Bei Sonderverträgen gilt demgegenüber eine Mitteilungsfrist von einem Monat gegenüber Haushaltskunden – für alle anderen, die Strom und Gas nicht überwiegend für den Eigenverbrauch nutzen, gelten 2 Wochen (§ 41 Abs. 5 EnWG).

Statt einer brieflichen Benachrichtigung darf Sie Ihr Sonderversorger auch per E-Mail über Preisänderungen informieren, aber nur sofern Sie diesem Kontaktweg zugestimmt haben. In der Sonderversorgung gilt darüber hinaus keine Veröffentlichungspflicht.

Gemäß § 41 Abs. 1 EnWG muss die Mitteilung über Energiepreiserhöhungen auch einige inhaltliche Kriterien erfüllen. Diese lassen sich folgendermaßen zusammenfassen:

a) Unverständliche oder vorsätzlich vage Formulierungen sind im Schreiben nicht erlaubt.

b) Anbieter müssen genau angeben, weshalb der Energiepreis angehoben wurde (zum Beispiel wegen der gestiegenen Stromsteuer).


c) Aufklärung: Steigen nur die Energiepreise oder sind davon noch andere Vertragspunkte betroffen?


d) Hinweis auf das Sonderkündigungsrecht: Kund*innen müssen unabhängig vom Grund der Preiserhöhung auf Ihr Sonderkündigungsrecht hingewiesen werden.

Grundsätzlich steht Ihnen bei jeder Vertragsänderung Ihres Energieanbieters, also auch bei Strom- und Gaspreiserhöhungen, ein Sonderkündigungsrecht zu (§ 5 Abs. 3 StromGVV/GasGVV beziehungsweise § 41 Abs. 5 EnWG). Das bedeutet, Sie können Ihren Vertrag fristlos zum Zeitpunkt der eintretenden Preiserhöhung kündigen und danach sofort zu einem anderen Anbieter wechseln. Ihr alter Anbieter darf hierfür kein gesondertes Entgelt von Ihnen verlangen.

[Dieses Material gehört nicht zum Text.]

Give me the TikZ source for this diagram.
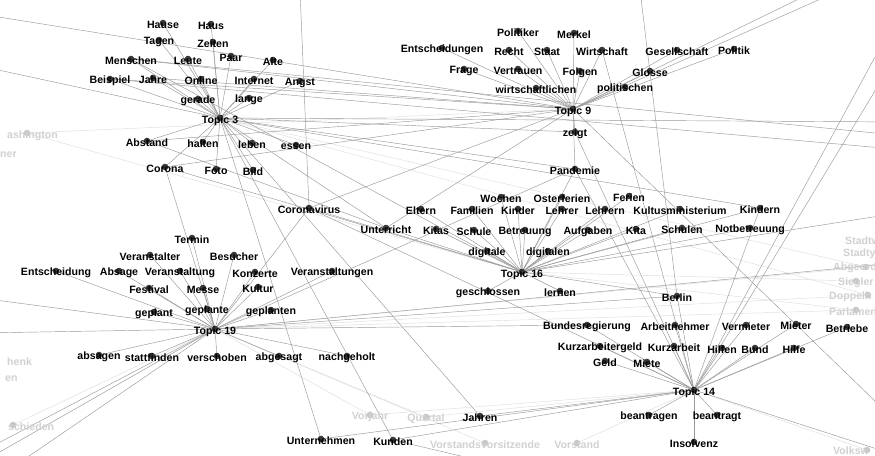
\documentclass[tikz,border=0pt]{standalone}
\usepackage{fontspec}
\setmainfont{Liberation Sans}
\begin{document}
\begin{tikzpicture}[x=1pt,y=-1pt,
  lbl/.style={font=\fontsize{10.6}{12}\selectfont\bfseries,text=black,inner sep=0pt},
  flbl/.style={font=\fontsize{10.6}{12}\selectfont\bfseries,text=black!18,inner sep=0pt},
  dotc/.style={fill=black!78},
  fdot/.style={fill=black!22},
  edge/.style={draw=black!40,line width=0.45pt},
  ledge/.style={draw=black!13,line width=0.45pt}]
\useasboundingbox (0,0) rectangle (875,455);
\fill[white] (0,0) rectangle (875,455);
\clip (0,0) rectangle (875,455);
% ---------- word lists ----------
\def\wordsA{Hause/163/25,Haus/211/26,Tagen/159/42,Zeiten/213/44,Menschen/131/61,Leute/188/61,Paar/231/58,Alte/273/62,Beispiel/110/81,Jahre/153/80,Online/201/81,Internet/254/81,Angst/300/83,gerade/198/101,lange/249/100,Abstand/147/143,halten/203/144,leben/252/145,essen/296/147,Corona/165/169,Foto/216/171,Bild/253/172}
\def\wordsB{Politiker/518/33,Merkel/574/35,Entscheidungen/442/50,Recht/509/52,Staat/547/52,Wirtschaft/602/52,Gesellschaft/677/52,Politik/734/51,Frage/464/71,Vertrauen/518/71,Folgen/580/73,Glosse/650/73,wirtschaftlichen/536/90,politischen/625/89,zeigt/575/134,Pandemie/575/171}
\def\wordsC{Wochen/501/199,Osterferien/562/199,Ferien/629/198,Eltern/421/211,Familien/472/211,Kinder/518/211,Lehrer/562/211,Lehrern/605/211,Kultusministerium/680/211,Kindern/760/210,Unterricht/386/230,Kitas/436/231,Schule/474/232,Betreuung/525/232,Aufgaben/588/232,Kita/636/231,Schulen/682/230,Notbetreuung/750/230,digitale/487/253,digitalen/548/253,geschlossen/488/293,lernen/560/293,Coronavirus/309/210}
\def\wordsD{Termin/192/240,Veranstalter/150/257,Besucher/234/257,Entscheidung/56/273,Absage/119/273,Veranstaltung/180/273,Konzerte/255/274,Veranstaltungen/332/273,Festival/149/290,Messe/203/290,Kultur/258/289,geplant/154/314,geplante/207/311,geplanten/271/312,absagen/99/357,stattfinden/152/358,verschoben/217/358,abgesagt/279/358,nachgeholt/347/358}
\def\wordsE{Berlin/677/298,Bundesregierung/587/327,Arbeitnehmer/675/327,Vermieter/746/327,Mieter/796/326,Betriebe/847/329,Kurzarbeitergeld/600/348,Kurzarbeit/674/348,Hilfen/722/350,Bund/755/350,Hilfe/794/350,Geld/605/363,Miete/647/364,beantragen/649/417,beantragt/717/417,Insolvenz/694/444,Jahren/480/418,Unternehmen/321/441,Kunden/393/442}
\def\topics{T3/220/121/3,T9/573/112/9,T16/522/275/16,T19/215/332/19,T14/694/393/14}
\def\faded{Vorjahr/370/417,Quartal/426/419,Vorstandsvorsitzende/485/445,Vorstand/577/445}
% ---------- coordinates ----------
\foreach \n/\x/\y in \wordsA {\coordinate (\n) at (\x,\y-2);}
\foreach \n/\x/\y in \wordsB {\coordinate (\n) at (\x,\y-2);}
\foreach \n/\x/\y in \wordsC {\coordinate (\n) at (\x,\y-2);}
\foreach \n/\x/\y in \wordsD {\coordinate (\n) at (\x,\y-2);}
\foreach \n/\x/\y in \wordsE {\coordinate (\n) at (\x,\y-2);}
\foreach \n/\x/\y/\t in \topics {\coordinate (\n) at (\x,\y-3);}
\foreach \n/\x/\y in \faded {\coordinate (\n) at (\x,\y-2);}
\coordinate (Washington) at (27,133);
\coordinate (schieden) at (13,425);
\coordinate (Abgeord) at (866,267);
\coordinate (Siegler) at (856,281);
\coordinate (Doppelh) at (868,295);
\coordinate (Parlamen) at (856,310);
\coordinate (Volksw) at (867,450);
% off-picture end points
\coordinate (oR1) at (905,136);
\coordinate (oR2) at (905,150);
\coordinate (oR3) at (905,122);
\coordinate (oTR1) at (870,-23);
\coordinate (oTR2) at (848,-25);
\coordinate (oTR3) at (930,0);
\coordinate (oTR4) at (906,0);
\coordinate (oLL1) at (-30,469);
\coordinate (oLL2) at (-6,480);
\coordinate (oLL3) at (-30,458);
\coordinate (oL1) at (-20,298);
\coordinate (oL2) at (-20,333);
\coordinate (oTL1) at (-20,14);
\coordinate (oTL2) at (-20,66);
\coordinate (oRB1) at (905,430);
\coordinate (oRB2) at (905,458);
\coordinate (oRM1) at (905,212);
\coordinate (oRM2) at (905,262);
\coordinate (oT1) at (640,-10);
\coordinate (oT2) at (300,-10);
\coordinate (oB1) at (520,470);
% ---------- faint edges ----------
\foreach \a/\b in {Abgeord/T19,Parlamen/T19,Siegler/T16,Doppelh/T3,Vorjahr/T14,Quartal/T14,Vorstand/T14,Vorstandsvorsitzende/T19,schieden/T19,Washington/T9,Volksw/T14,Abgeord/T3,Parlamen/T16,Doppelh/T19,Vorjahr/T19,Quartal/T19,Washington/T16}
  \draw[ledge] (\a) -- (\b);
% ---------- cluster edges ----------
\foreach \n/\x/\y in \wordsA {\draw[edge] (T3) -- (\n);}
\foreach \n/\x/\y in \wordsB {\draw[edge] (T9) -- (\n);}
\foreach \n/\x/\y in \wordsC {\draw[edge] (T16) -- (\n);}
\foreach \n/\x/\y in \wordsD {\draw[edge] (T19) -- (\n);}
\foreach \n/\x/\y in \wordsE {\draw[edge] (T14) -- (\n);}
% ---------- cross edges ----------
\foreach \a/\b in {T9/Menschen,T9/Beispiel,T9/Jahre,T9/Abstand,T9/Corona,T9/Coronavirus,T9/Unterricht,T9/oRB1,T9/oTR1,T9/oTR2,T9/oTL1,
  T3/Pandemie,T3/Unterricht,T3/Kindern,T3/zeigt,T3/oR3,T3/oTL2,T3/Jahren,T3/Kunden,T3/Unternehmen,
  T19/Pandemie,T19/Coronavirus,T19/Berlin,T19/Corona,T19/Bundesregierung,T19/oLL1,T19/oLL2,T19/oLL3,T19/oL1,T19/oL2,T19/oRM2,
  T16/Pandemie,T16/Berlin,T16/Corona,T16/oRM1,T16/Menschen,
  T14/Pandemie,T14/Coronavirus,T14/Wirtschaft,T14/zeigt,T14/oTR3,T14/oTR4,T14/oRB2,T14/Kindern,
  Menschen/oR1,Beispiel/oR2,Coronavirus/oT2,Berlin/oT1,Kunden/oB1,Abstand/Unterricht}
  \draw[edge] (\a) -- (\b);
% ---------- dots ----------
\foreach \n/\x/\y in \wordsA {\fill[dotc] (\n) circle[radius=3.3pt];}
\foreach \n/\x/\y in \wordsB {\fill[dotc] (\n) circle[radius=3.3pt];}
\foreach \n/\x/\y in \wordsC {\fill[dotc] (\n) circle[radius=3.3pt];}
\foreach \n/\x/\y in \wordsD {\fill[dotc] (\n) circle[radius=3.3pt];}
\foreach \n/\x/\y in \wordsE {\fill[dotc] (\n) circle[radius=3.3pt];}
\foreach \n/\x/\y/\t in \topics {\fill[dotc] (\n) circle[radius=3.3pt];}
\foreach \n/\x/\y in \faded {\fill[fdot] (\n) circle[radius=3.3pt];}
\foreach \n in {Washington,schieden,Abgeord,Siegler,Doppelh,Parlamen,Volksw} {\fill[fdot] (\n) circle[radius=3.3pt];}
% ---------- labels ----------
\foreach \n/\x/\y in \wordsA {\node[lbl] (l-\n) at (\x,\y) {\n};}
\foreach \n/\x/\y in \wordsB {\node[lbl] (l-\n) at (\x,\y) {\n};}
\foreach \n/\x/\y in \wordsC {\node[lbl] (l-\n) at (\x,\y) {\n};}
\foreach \n/\x/\y in \wordsD {\node[lbl] (l-\n) at (\x,\y) {\n};}
\foreach \n/\x/\y in \wordsE {\node[lbl] (l-\n) at (\x,\y) {\n};}
\foreach \n/\x/\y/\t in \topics {\node[lbl] (l-\n) at (\x,\y) {Topic \t};}
\foreach \n/\x/\y in \faded {\node[flbl] (l-\n) at (\x,\y) {\n};}
\node[flbl,anchor=west] (l-Washington) at (7,136) {ashington};
\node[flbl,anchor=west] (l-ner) at (0,155) {ner};
\node[flbl,anchor=west] (l-henk) at (7,362) {henk};
\node[flbl,anchor=west] (l-en) at (5,379) {en};
\node[flbl,anchor=west] (l-schieden) at (8,427) {schieden};
\node[flbl,anchor=west] (l-Stadtw) at (845,241) {Stadtw};
\node[flbl,anchor=west] (l-Stadty) at (843,254) {Stadty};
\node[flbl,anchor=west] (l-Abgeord) at (833,268) {Abgeord};
\node[flbl,anchor=west] (l-Siegler) at (838,283) {Siegler};
\node[flbl,anchor=west] (l-Doppelh) at (829,297) {Doppelh};
\node[flbl,anchor=west] (l-Parlamen) at (829,312) {Parlamen};
\node[flbl,anchor=west] (l-Volksw) at (833,451) {Volksw};
\end{tikzpicture}
\end{document}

Wichtig ist, dass Sie in den meisten Fällen nur 14 Tage Zeit haben, um von Ihrem Sonderkündigungsrecht Gebrauch zu machen. Sobald Sie also von einer Preisänderung erfahren, sollten Sie schnellstmöglich tätig werden und Ihren Vertrag selbst kündigen.

Eine Ausnahme beim Sonderkündigungsrecht bildet die sogenannte „separierte Preisanpassungsklausel“, die sich manchmal in den AGB von Energielieferverträgen findet. Eine solche Klausel wird für den Fall vereinbart, dass einzelne Preisbestandteile teurer werden, auf die der Energieanbieter gar keinen Einfluss hat (zum Beispiel Steuern, Umlagen oder Abgaben). Derartige Posten dürfen gesondert angepasst und eins zu eins an den Endverbraucher übertragen werden.

Kann sich Ihr Anbieter bei Preiserhöhungen darauf berufen, haben Sie in der Regel kein Sonderkündigungsrecht. Doch auch eine separierte Preisanpassungsklausel kann unwirksam sein und sollte im Zweifelsfall immer anwaltlich geprüft werden, da die Materie hochkomplex ist!